What you should do
Every line of the data that contains the string "chart" must be copied.

Records provided

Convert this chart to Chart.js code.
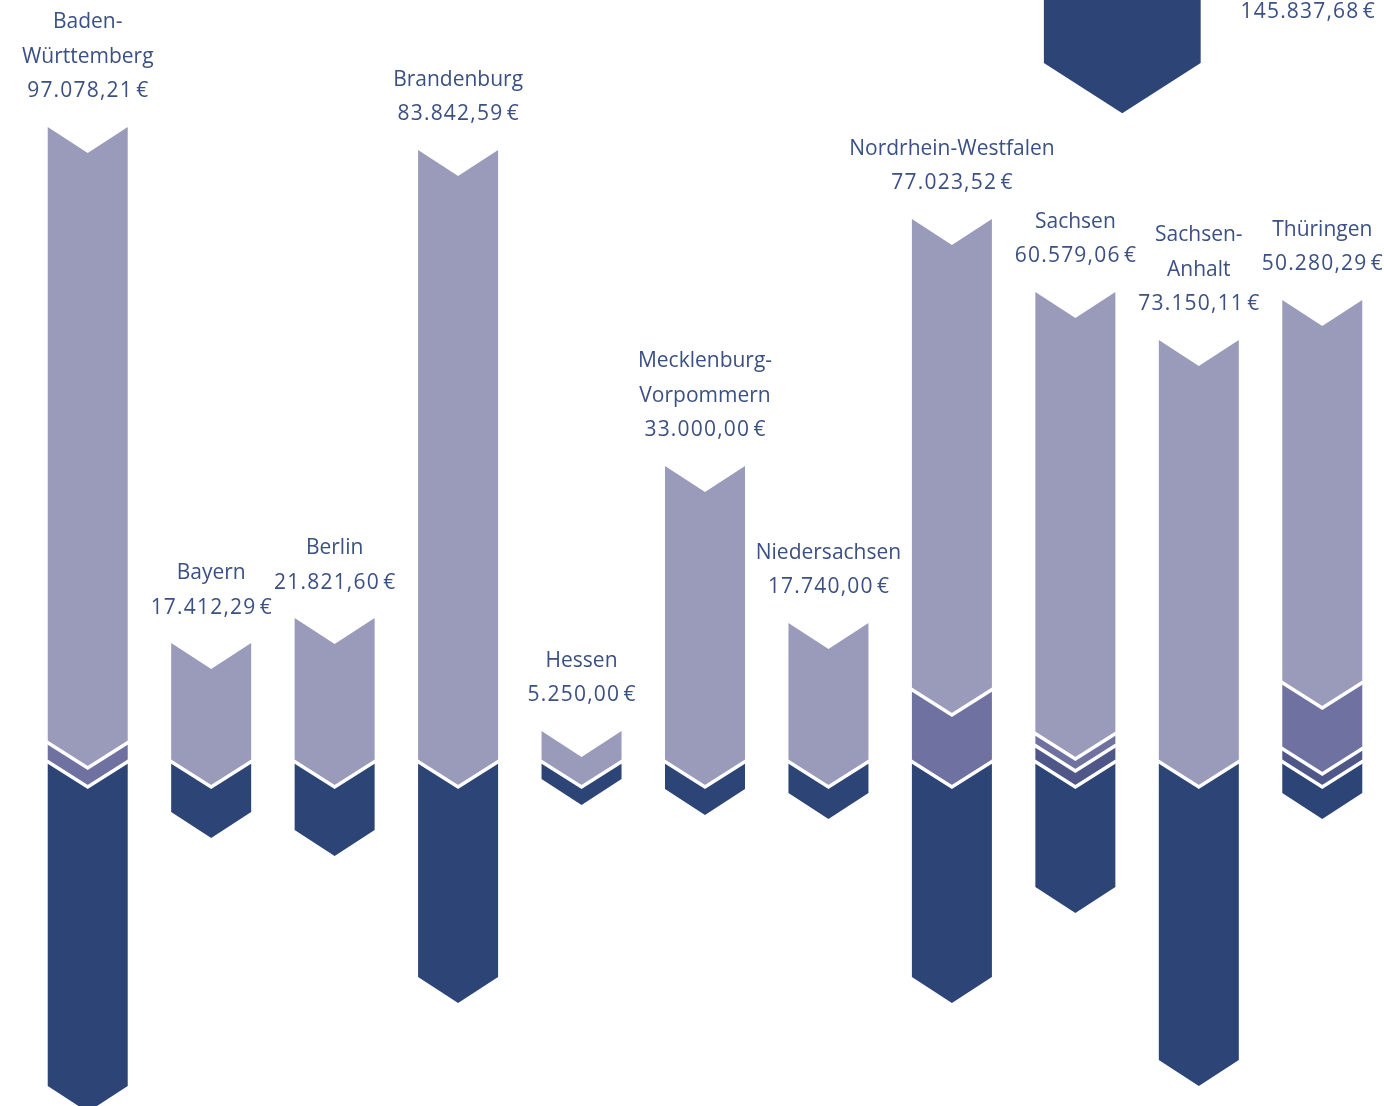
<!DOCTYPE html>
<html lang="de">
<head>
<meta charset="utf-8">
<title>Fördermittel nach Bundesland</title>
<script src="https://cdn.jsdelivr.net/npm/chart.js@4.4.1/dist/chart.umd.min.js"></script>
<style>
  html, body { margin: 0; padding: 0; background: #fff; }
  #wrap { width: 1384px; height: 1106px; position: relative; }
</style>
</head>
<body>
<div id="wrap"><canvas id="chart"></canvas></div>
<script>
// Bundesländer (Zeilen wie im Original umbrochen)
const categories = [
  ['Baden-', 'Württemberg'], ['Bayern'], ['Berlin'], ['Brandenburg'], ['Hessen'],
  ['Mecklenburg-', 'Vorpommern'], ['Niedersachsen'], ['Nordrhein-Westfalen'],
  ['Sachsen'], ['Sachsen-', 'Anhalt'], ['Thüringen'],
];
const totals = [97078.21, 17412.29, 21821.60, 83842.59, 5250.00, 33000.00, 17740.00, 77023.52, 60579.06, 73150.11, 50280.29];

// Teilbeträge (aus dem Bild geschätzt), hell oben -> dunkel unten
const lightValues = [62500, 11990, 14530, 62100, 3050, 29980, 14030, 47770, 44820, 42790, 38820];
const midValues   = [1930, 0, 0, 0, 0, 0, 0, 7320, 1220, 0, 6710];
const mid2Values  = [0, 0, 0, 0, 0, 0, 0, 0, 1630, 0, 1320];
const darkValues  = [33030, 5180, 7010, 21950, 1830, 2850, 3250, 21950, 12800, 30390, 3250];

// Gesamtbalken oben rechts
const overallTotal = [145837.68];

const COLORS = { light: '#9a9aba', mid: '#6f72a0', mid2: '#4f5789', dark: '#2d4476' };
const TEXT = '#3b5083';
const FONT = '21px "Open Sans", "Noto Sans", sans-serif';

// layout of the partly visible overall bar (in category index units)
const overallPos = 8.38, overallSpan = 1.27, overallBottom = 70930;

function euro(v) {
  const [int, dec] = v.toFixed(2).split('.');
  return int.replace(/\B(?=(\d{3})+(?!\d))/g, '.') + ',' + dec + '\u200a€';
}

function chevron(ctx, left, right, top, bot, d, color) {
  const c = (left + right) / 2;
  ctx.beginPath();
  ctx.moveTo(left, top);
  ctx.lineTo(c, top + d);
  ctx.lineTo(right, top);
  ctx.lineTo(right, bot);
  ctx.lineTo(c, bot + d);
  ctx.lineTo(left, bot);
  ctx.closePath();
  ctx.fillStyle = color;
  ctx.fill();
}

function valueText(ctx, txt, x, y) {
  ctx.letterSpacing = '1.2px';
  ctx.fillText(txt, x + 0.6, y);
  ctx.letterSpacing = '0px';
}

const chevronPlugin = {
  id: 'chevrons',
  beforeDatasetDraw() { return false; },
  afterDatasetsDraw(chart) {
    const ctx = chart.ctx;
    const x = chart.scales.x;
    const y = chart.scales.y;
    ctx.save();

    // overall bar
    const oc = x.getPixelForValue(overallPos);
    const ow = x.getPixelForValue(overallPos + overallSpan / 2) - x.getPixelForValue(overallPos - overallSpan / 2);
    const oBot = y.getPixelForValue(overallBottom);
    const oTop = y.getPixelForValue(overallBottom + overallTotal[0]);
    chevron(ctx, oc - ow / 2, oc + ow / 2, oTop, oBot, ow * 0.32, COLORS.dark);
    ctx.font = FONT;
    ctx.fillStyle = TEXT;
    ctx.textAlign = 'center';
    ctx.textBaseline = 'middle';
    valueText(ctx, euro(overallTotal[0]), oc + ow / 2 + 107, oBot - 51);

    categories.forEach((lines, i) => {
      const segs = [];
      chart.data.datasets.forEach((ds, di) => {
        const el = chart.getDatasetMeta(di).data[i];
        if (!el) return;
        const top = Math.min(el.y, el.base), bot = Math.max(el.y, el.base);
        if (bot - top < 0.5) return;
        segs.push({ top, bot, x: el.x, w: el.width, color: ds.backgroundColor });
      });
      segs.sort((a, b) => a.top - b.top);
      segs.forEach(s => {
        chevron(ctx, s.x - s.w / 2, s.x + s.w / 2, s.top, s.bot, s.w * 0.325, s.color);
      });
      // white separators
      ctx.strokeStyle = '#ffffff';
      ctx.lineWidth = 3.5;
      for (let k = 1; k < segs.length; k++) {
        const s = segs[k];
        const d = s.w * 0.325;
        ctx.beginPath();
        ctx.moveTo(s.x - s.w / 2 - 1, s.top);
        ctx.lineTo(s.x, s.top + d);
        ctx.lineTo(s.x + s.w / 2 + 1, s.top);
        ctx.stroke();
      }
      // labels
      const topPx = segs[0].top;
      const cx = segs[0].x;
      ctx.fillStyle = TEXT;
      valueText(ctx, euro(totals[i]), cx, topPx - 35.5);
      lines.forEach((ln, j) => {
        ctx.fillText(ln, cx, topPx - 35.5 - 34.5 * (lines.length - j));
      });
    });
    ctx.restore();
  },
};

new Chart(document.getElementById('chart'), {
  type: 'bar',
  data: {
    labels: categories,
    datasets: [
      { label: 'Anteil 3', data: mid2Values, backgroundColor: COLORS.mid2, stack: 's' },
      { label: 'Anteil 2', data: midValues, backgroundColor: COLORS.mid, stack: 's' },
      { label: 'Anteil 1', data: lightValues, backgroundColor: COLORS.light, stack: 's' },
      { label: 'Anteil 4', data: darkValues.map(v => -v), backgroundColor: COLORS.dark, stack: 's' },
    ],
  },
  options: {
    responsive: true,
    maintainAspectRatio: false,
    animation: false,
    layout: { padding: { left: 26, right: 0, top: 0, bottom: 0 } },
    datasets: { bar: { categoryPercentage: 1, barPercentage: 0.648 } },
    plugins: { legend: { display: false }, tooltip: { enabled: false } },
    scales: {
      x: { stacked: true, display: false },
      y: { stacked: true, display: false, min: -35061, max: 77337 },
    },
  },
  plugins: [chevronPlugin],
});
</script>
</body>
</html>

...

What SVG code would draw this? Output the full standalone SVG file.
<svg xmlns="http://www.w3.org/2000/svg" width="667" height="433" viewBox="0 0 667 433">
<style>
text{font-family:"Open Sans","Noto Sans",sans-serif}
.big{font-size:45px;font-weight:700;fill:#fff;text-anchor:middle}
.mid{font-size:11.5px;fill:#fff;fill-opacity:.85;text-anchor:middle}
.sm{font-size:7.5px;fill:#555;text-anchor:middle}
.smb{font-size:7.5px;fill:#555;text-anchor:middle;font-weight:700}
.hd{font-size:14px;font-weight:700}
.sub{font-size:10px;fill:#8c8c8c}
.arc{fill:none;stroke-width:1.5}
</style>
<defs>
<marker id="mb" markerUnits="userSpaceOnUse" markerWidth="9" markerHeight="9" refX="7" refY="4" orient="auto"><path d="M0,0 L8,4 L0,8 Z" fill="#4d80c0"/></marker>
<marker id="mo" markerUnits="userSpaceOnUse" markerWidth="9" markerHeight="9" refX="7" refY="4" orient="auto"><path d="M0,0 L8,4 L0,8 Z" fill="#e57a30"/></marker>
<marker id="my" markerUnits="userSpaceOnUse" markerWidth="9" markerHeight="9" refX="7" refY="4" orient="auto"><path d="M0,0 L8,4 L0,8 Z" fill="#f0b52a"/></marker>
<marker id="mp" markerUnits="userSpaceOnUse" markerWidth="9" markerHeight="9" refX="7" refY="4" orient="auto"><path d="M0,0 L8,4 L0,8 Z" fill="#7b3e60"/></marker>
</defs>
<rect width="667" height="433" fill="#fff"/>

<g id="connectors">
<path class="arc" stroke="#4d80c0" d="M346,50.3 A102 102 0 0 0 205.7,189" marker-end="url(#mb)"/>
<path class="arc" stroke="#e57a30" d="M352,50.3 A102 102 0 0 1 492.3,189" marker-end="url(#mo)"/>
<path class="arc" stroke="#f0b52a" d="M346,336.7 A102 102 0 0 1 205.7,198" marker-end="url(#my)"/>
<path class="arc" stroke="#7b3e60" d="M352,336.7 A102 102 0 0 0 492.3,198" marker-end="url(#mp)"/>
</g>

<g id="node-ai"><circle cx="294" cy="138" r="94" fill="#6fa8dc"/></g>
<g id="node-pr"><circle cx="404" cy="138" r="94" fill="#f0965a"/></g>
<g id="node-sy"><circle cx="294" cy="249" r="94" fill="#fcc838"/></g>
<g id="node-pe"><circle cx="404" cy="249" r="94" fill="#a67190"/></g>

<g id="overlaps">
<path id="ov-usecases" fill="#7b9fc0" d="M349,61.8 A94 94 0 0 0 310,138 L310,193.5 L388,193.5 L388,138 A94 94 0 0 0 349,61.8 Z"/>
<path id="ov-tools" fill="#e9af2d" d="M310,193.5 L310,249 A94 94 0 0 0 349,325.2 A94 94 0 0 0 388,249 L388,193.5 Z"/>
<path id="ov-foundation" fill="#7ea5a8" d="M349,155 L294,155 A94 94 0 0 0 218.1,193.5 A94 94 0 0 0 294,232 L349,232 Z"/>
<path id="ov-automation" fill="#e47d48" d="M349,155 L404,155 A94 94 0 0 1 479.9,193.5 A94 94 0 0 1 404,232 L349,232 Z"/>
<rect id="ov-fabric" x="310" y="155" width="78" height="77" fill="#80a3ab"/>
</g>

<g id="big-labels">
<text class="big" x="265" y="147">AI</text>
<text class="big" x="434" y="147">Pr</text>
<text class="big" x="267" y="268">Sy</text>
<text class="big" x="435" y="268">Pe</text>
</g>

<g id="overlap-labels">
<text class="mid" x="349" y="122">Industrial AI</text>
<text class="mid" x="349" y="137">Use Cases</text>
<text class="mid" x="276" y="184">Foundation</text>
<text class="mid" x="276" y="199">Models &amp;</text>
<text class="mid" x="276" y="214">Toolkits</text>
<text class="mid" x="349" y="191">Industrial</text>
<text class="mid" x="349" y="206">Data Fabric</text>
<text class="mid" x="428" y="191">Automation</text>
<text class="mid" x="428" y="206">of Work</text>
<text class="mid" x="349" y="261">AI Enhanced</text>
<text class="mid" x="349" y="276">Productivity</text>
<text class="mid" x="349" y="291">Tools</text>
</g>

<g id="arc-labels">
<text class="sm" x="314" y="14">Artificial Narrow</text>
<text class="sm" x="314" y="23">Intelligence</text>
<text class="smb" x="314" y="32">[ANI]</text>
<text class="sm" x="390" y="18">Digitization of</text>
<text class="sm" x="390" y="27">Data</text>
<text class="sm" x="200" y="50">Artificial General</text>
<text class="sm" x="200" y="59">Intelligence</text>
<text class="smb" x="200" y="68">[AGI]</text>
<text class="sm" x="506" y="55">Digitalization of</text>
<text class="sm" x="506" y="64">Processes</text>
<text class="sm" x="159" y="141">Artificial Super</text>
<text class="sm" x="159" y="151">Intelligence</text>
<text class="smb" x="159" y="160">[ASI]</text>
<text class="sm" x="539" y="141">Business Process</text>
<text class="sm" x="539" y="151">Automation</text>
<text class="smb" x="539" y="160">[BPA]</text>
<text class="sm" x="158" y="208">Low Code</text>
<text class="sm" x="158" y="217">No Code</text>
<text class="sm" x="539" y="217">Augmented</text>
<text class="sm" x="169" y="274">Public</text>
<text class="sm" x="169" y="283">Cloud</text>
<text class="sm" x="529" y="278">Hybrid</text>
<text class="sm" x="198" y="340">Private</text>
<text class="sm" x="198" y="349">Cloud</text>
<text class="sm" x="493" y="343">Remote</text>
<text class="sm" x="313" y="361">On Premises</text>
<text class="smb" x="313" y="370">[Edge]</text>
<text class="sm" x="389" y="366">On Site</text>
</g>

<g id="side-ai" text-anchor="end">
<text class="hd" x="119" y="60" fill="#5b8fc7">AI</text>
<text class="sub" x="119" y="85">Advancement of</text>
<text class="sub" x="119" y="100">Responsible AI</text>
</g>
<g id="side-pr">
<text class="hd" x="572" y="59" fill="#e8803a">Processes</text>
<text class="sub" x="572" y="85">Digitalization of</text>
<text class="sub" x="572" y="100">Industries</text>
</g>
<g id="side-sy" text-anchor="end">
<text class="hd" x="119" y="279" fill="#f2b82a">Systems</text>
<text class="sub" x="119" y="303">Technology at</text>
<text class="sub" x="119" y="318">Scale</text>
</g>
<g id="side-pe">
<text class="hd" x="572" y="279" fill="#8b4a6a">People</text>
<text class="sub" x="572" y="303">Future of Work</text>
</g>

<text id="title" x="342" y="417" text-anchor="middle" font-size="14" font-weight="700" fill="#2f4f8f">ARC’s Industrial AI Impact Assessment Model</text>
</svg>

* * *

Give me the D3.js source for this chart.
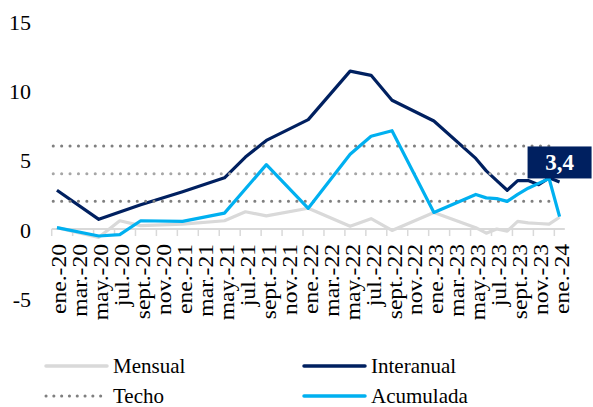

Expected answer
Convert this chart to Chart.js code.
<script src="https://cdn.jsdelivr.net/npm/chart.js@4.4.1/dist/chart.umd.min.js"></script>
<div id="wrap"><canvas id="chart"></canvas></div>
  afterDatasetsDraw(chart) {
    const ctx = chart.ctx;
    const x = chart.scales.x;
    const y = chart.scales.y;
      chart.data.datasets.forEach((ds, di) => {
        const el = chart.getDatasetMeta(di).data[i];
new Chart(document.getElementById('chart'), {
Give me the D3.js source for this chart.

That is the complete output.